Наша война, оставаясь защитой родной земли, приобретает всемирное историческое значение: мы защищаем человека от взбесившихся машин. Если бы Германия вышла победительницей — это означало бы конец всей человеческой культуры, конец дерзаний и страстей, конец прогресса, конец искусства и любви. Немцы все заменили бы автоматами. Защищая родное село — Русский Брод, Успенку или Тарасовку, воины Красной Армии одновременно защищают «мыслящий тростник», гений Пушкина, Шекспира, Гете, Гюго, Сервантеса, Данте, пламя Прометея, путь Галилея и Коперника, Ньютона и Дарвина, многообразие, глубину, полноту человека. Вот почему с таким волнением следят за малейшими боевыми эпизодами на Кубани или у Ильменя все умы человечества, все сердца пяти частей света. Под угрозу поставлена не та или иная страна, не тот или иной строй, не те или иные идеи, под угрозу поставлен человек, его душевные богатства, его рост, его достоинство.
Все знают, как много нам стоили двадцать месяцев беспримерных битв. Я говорю не о материальных потерях. Я знаю, как быстро наш талантливый и страстный народ отстроит разрушенные города. Я говорю о людях: о потере лучших, смелых, чистейших. Эти потери невозвратимы. Но есть у нас утешение: потеряв на войне много прекрасных людей, мы укрепили понятие человека. Может быть, внешне война и делает солдата грубее, но сердце под броней хранит нежнейшие чувства. Ожили в наши дни архаические, казалось, слова: добро, верность, благородство, вдохновение, самопожертвование — они отвечают нашим чувствам. В борьбе против немецких автоматов человек не только вырос, он возрос. В этом историческое значение нашей войны. Мы часто ее называем «священной» — лучше не скажешь: воистину священная война за человека.
24 апреля 1943 г.
Возвращение Прозерпины
Есть в самой сущности весны нечто бесконечно близкое нам, нашему строю чувств, тому делу, за которое мы боремся и умираем. Я говорю о первом глубоком волнении при виде травы на поле, изрытом снарядами, или птицы, прилетевшей в лес, изуродованный минами.
Каким бы строгим испытаньямВы ни были подчинены, —Что устоит перед дыханьемИ первой встречею весны!
Вдумываясь в природу этого волнения, видишь, что нас потрясает торжество жизни, преодолевающей холод, тлен, лед. Человечество издавна связывало приход весны с прекрасными мифами о возрождении жизни. Задолго до того, как в римских катакомбах первые христиане ранней весной шептали друг другу о воскресении из мертвых, в Греции люди праздновали возвращение юной и прекрасной Прозерпины. Согласно мифу, Прозерпину похитил владыка Аида, господин преисподней Плутон. Но весной заплаканная, бледная Прозерпина подымалась из тьмы, из холода, из небытия. Ее не могли удержать все стражи ада. Она подымалась, как трава, как жизнь.
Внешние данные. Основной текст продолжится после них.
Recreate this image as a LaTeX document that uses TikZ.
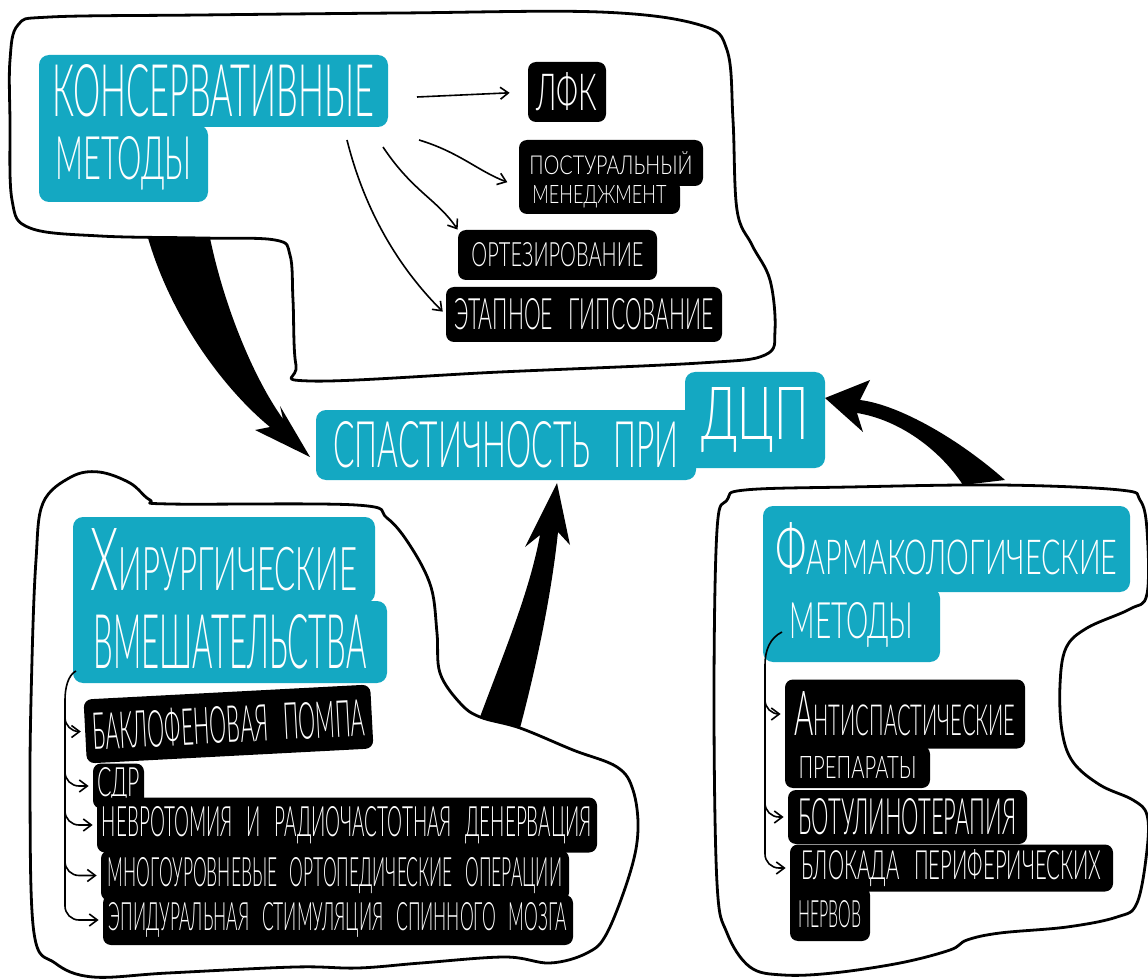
\documentclass[tikz,border=0pt]{standalone}
\usepackage{fontspec}
\usepackage{graphicx}
\usetikzlibrary{arrows.meta}

\IfFontExistsTF{Lato-Light.ttf}
  {\newfontfamily\hand{Lato-Light.ttf}}
  {\IfFontExistsTF{OpenSans-Light.ttf}
    {\newfontfamily\hand{OpenSans-Light.ttf}}
    {\newfontfamily\hand{Liberation Sans}}}

\newlength\pxu
\setlength\pxu{0.5pt}
% text squeezed into a box of given width and height (in px)
\newcommand\handfit[3]{\resizebox{#1\pxu}{#2\pxu}{\hand #3}}
\newcommand\firstcap[1]{{\fontsize{14.5}{14.5}\selectfont #1}}
\newcommand\wsp{\hspace{0.45em}}

\definecolor{dcpteal}{RGB}{20,168,194}

\tikzset{
    tealbox/.style = {fill = dcpteal, text = white, inner sep = 0pt, rounded corners = 5pt},
    blackbox/.style = {fill = black, text = white, inner sep = 0pt, rounded corners = 4pt},
    bubble/.style = {draw, line width = 1.4pt, line join = round},
    thinline/.style = {line width = 0.8pt}
}

\begin{document}
\begin{tikzpicture}[
        > = {Straight Barb[length = 4pt, width = 6pt]},
        x = 0.5pt, y = -0.5pt
    ]
    \fill[white] (0,0) rectangle (1148,979);
    \useasboundingbox (0,0) rectangle (1148,979);

    % bubbles
    \draw[bubble] plot[smooth cycle, tension = 0.6] coordinates {
        (10,60) (18,25) (50,17) (200,15) (400,13) (600,12) (700,25) (727,50)
        (733,120) (737,210) (752,245) (770,280) (775,330) (765,355) (700,363)
        (500,372) (310,381) (296,365) (293,300) (290,255) (275,240) (200,238)
        (100,236) (30,228) (12,200) (10,120)};
    \draw[bubble] plot[smooth cycle, tension = 0.6] coordinates {
        (36,560) (43,503) (71,477) (99,472) (130,483) (150,500) (170,504)
        (356,505) (387,518) (411,547) (431,587) (437,633) (440,673) (460,703)
        (480,717) (520,728) (573,750) (617,767) (633,790) (638,830) (630,873)
        (607,933) (587,953) (550,963) (505,957) (421,963) (358,968) (295,967)
        (168,973) (93,977) (55,963) (34,933) (30,793) (32,660)};
    \draw[bubble] plot[smooth cycle, tension = 0.6] coordinates {
        (714,700) (717,530) (727,500) (745,490) (850,487) (1000,485) (1120,490)
        (1140,500) (1147,530) (1147,594) (1130,609) (1087,628) (1066,648)
        (1060,685) (1062,731) (1073,762) (1100,785) (1133,800) (1147,815)
        (1147,850) (1137,903) (1117,917) (1067,927) (1000,933) (967,940)
        (950,950) (900,963) (833,973) (783,975) (750,967) (727,933) (717,883)};

    % big arrows
    \fill (148,238) .. controls (172,320) and (225,390) .. (270,427) -- (255,430) -- (310,457)
        -- (280,406) -- (283,419) .. controls (255,380) and (225,310) .. (210,238) -- cycle;
    \fill (480,717) .. controls (505,650) and (530,590) .. (540,535) -- (525,547) -- (557,483)
        -- (570,545) -- (558,532) .. controls (552,590) and (538,660) .. (520,728) -- cycle;
    \fill (963,485) .. controls (940,450) and (900,420) .. (857,413) -- (863,432) -- (825,398)
        -- (870,380) -- (860,400) .. controls (900,405) and (960,440) .. (1005,480) -- cycle;

    % conservative methods
    \node[tealbox, minimum width = 349\pxu, minimum height = 72\pxu] (kons) at (213.5,91) {\handfit{322}{52}{КОНСЕРВАТИВНЫЕ}};
    \node[tealbox, minimum width = 169\pxu, minimum height = 77\pxu] (kmet) at (123.5,163.5) {\handfit{136}{43}{МЕТОДЫ}};
    \node[blackbox, minimum width = 78\pxu, minimum height = 60\pxu] (lfk) at (567,92) {\handfit{61}{38}{ЛФК}};
    \node[blackbox, minimum width = 184\pxu, minimum height = 46\pxu] (post1) at (611,163) {\handfit{163}{23}{ПОСТУРАЛЬНЫЙ}};
    \node[blackbox, minimum width = 161\pxu, minimum height = 34\pxu] (post2) at (599.5,197) {\handfit{134}{18}{МЕНЕДЖМЕНТ}};
    \node[blackbox, minimum width = 199\pxu, minimum height = 50\pxu] (ortez) at (557.5,255) {\handfit{172}{24}{ОРТЕЗИРОВАНИЕ}};
    \node[blackbox, minimum width = 276\pxu, minimum height = 55\pxu] (etap) at (584,314.5) {\handfit{259}{31}{ЭТАПНОЕ \wsp ГИПСОВАНИЕ}};
    % fill the joins between stacked boxes
    \fill[dcpteal] (39,112) rectangle (52,140);
    \fill[black] (519,172) rectangle (526,190);

    \coordinate (ka) at (417,97);
    \coordinate (kb) at (419,140);
    \coordinate (kc) at (383,147);
    \coordinate (kd) at (347,140);
    \draw[thinline, ->, shorten > = 9pt] (ka) -- (lfk.west);
    \draw[thinline, ->, shorten > = 6pt] (kb) .. controls +(40,12) and +(-40,-15) .. (post1.south west);
    \draw[thinline, ->] (kc) .. controls +(30,45) and +(-20,-30) .. (ortez.north west);
    \draw[thinline, ->, shorten > = 2pt] (kd) .. controls +(20,80) and +(-40,-40) .. (etap.west);

    % centre
    \node[tealbox, minimum width = 380\pxu, minimum height = 70\pxu] (spast) at (506,445) {\handfit{345}{46}{СПАСТИЧНОСТЬ \wsp ПРИ}};
    \node[tealbox, minimum width = 140\pxu, minimum height = 96\pxu] (dcp) at (755,420) {\handfit{107}{52}{ДЦП}};

    % surgery
    \node[tealbox, minimum width = 302\pxu, minimum height = 86\pxu] (hir) at (224,560) {\handfit{267}{62}{\firstcap{Х}ИРУРГИЧЕСКИЕ}};
    \node[tealbox, minimum width = 314\pxu, minimum height = 82\pxu] (vmesh) at (230,642) {\handfit{273}{54}{ВМЕШАТЕЛЬСТВА}};
    \fill[dcpteal] (73,588) rectangle (83,612);
    \node[blackbox, minimum width = 287\pxu, minimum height = 64\pxu, rotate = 3] (bakl) at (228.5,724) {\handfit{273}{38}{БАКЛОФЕНОВАЯ \wsp ПОМПА}};
    \node[blackbox, minimum width = 51\pxu, minimum height = 45\pxu] (sdr) at (118.5,786) {\handfit{43}{29}{СДР}};
    \node[blackbox, minimum width = 500\pxu, minimum height = 55\pxu] (nevr) at (347,825) {\handfit{490}{30}{НЕВРОТОМИЯ \wsp И \wsp РАДИОЧАСТОТНАЯ \wsp ДЕНЕРВАЦИЯ}};
    \node[blackbox, minimum width = 468\pxu, minimum height = 50\pxu] (mnog) at (335,875.5) {\handfit{454}{29}{МНОГОУРОВНЕВЫЕ \wsp ОРТОПЕДИЧЕСКИЕ \wsp ОПЕРАЦИИ}};
    \node[blackbox, minimum width = 470\pxu, minimum height = 50\pxu] (epid) at (338,920) {\handfit{458}{28}{ЭПИДУРАЛЬНАЯ \wsp СТИМУЛЯЦИЯ \wsp СПИННОГО \wsp МОЗГА}};

    \coordinate (ltop) at (76,671);
    \coordinate (lbar) at (65,700);
    \draw[thinline] (ltop) .. controls +(-8,4) and +(0,-12) .. (lbar);
    \foreach \n in {bakl, sdr, nevr, mnog, epid}
        \draw[thinline, ->, rounded corners = 7pt, shorten > = 2pt] (lbar) |- (\n.west);

    % pharmacology
    \node[tealbox, minimum width = 367\pxu, minimum height = 86\pxu] (farm) at (946.5,549) {\handfit{342}{52}{\firstcap{Ф}АРМАКОЛОГИЧЕСКИЕ}};
    \node[tealbox, minimum width = 177\pxu, minimum height = 74\pxu] (fmet) at (851.5,625) {\handfit{124}{36}{МЕТОДЫ}};
    \fill[dcpteal] (763,578) rectangle (772,600);
    \node[blackbox, minimum width = 240\pxu, minimum height = 69\pxu] (anti) at (905,714) {\handfit{221}{44}{\firstcap{А}НТИСПАСТИЧЕСКИЕ}};
    \node[blackbox, minimum width = 145\pxu, minimum height = 42\pxu] (prep) at (857.5,767) {\handfit{118}{22}{ПРЕПАРАТЫ}};
    \node[blackbox, minimum width = 239\pxu, minimum height = 54\pxu] (botu) at (907.5,817) {\handfit{218}{36}{БОТУЛИНОТЕРАПИЯ}};
    \node[blackbox, minimum width = 323\pxu, minimum height = 47\pxu] (blok) at (951.5,868) {\handfit{300}{30}{БЛОКАДА \wsp ПЕРИФЕРИЧЕСКИХ}};
    \node[blackbox, minimum width = 80\pxu, minimum height = 54\pxu] (nerv) at (830,914) {\handfit{63}{27}{НЕРВОВ}};
    \fill[black] (785,738) rectangle (791,758);
    \fill[black] (790,880) rectangle (796,900);

    \coordinate (rtop) at (782,632);
    \coordinate (rbar) at (765,665);
    \draw[thinline] (rtop) .. controls +(-12,6) and +(0,-15) .. (rbar);
    \foreach \n in {anti, botu, blok}
        \draw[thinline, ->, rounded corners = 7pt, shorten > = 2pt] (rbar) |- (\n.west);
\end{tikzpicture}
\end{document}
Я думаю о Прозерпине, глядя на карту Европы: ее похитил маленький человечек с лицом приказчика и с сердцем хорька, честолюбец, ставший тюремщиком мира. Глядя на пепелище Вязьмы, разговаривая с грустными тенями Курска, можно понять, в какое подземное царство заключена Прозерпина-Европа.
Небольшой кусок земли среди морей — такова она на карте, но это — концентрат человеческой воли, сгусток мыслей и чувств. Сколько нужно было веков, гения, борьбы, крови, пота, слез, чтобы создать ее такой, какой она была в те доисторические дни, когда Гитлер в мюнхенской пивнушке мечтал о «новом порядке»! На Вальхерене день и ночь рыбаки укрепляли плотины, отстаивая остров от моря. Голландия была страной, отвоеванной у стихии: море увели в каналы, и весной на полях цвели пестрые тюльпаны. Маяковский в своих путевых записках отметил трудолюбие Франции. Ее лозы казались мудрыми академиками. Возле Тромзе в короткое полярное лето на крохотном кусочке земли, среди скал, сторож маяка заботливо выращивал цветы юга. Датчане в особые книжки заносили не только вес, но и настроение каждой коровы. Гончар Андалузии превращал ком глины в античную вазу; а словацкие крестьянки вышивали, как сказочные феи. На огромных заводах изготовлялись часы, которые не должны были отстать в год больше, чем на три секунды. Ученые страстно разглядывали атом. Прозерпина не знала, что дурной живописец мечтает о «новом порядке». Она не знала, что плут Розенберг уже готовит трактаты о «мистике крови». Она слышала, как чванливые и жадные бюргеры Германии твердили о «жизненном пространстве», но она не хотела понять, что «жизненное пространство» — это она, Прозерпина-Европа.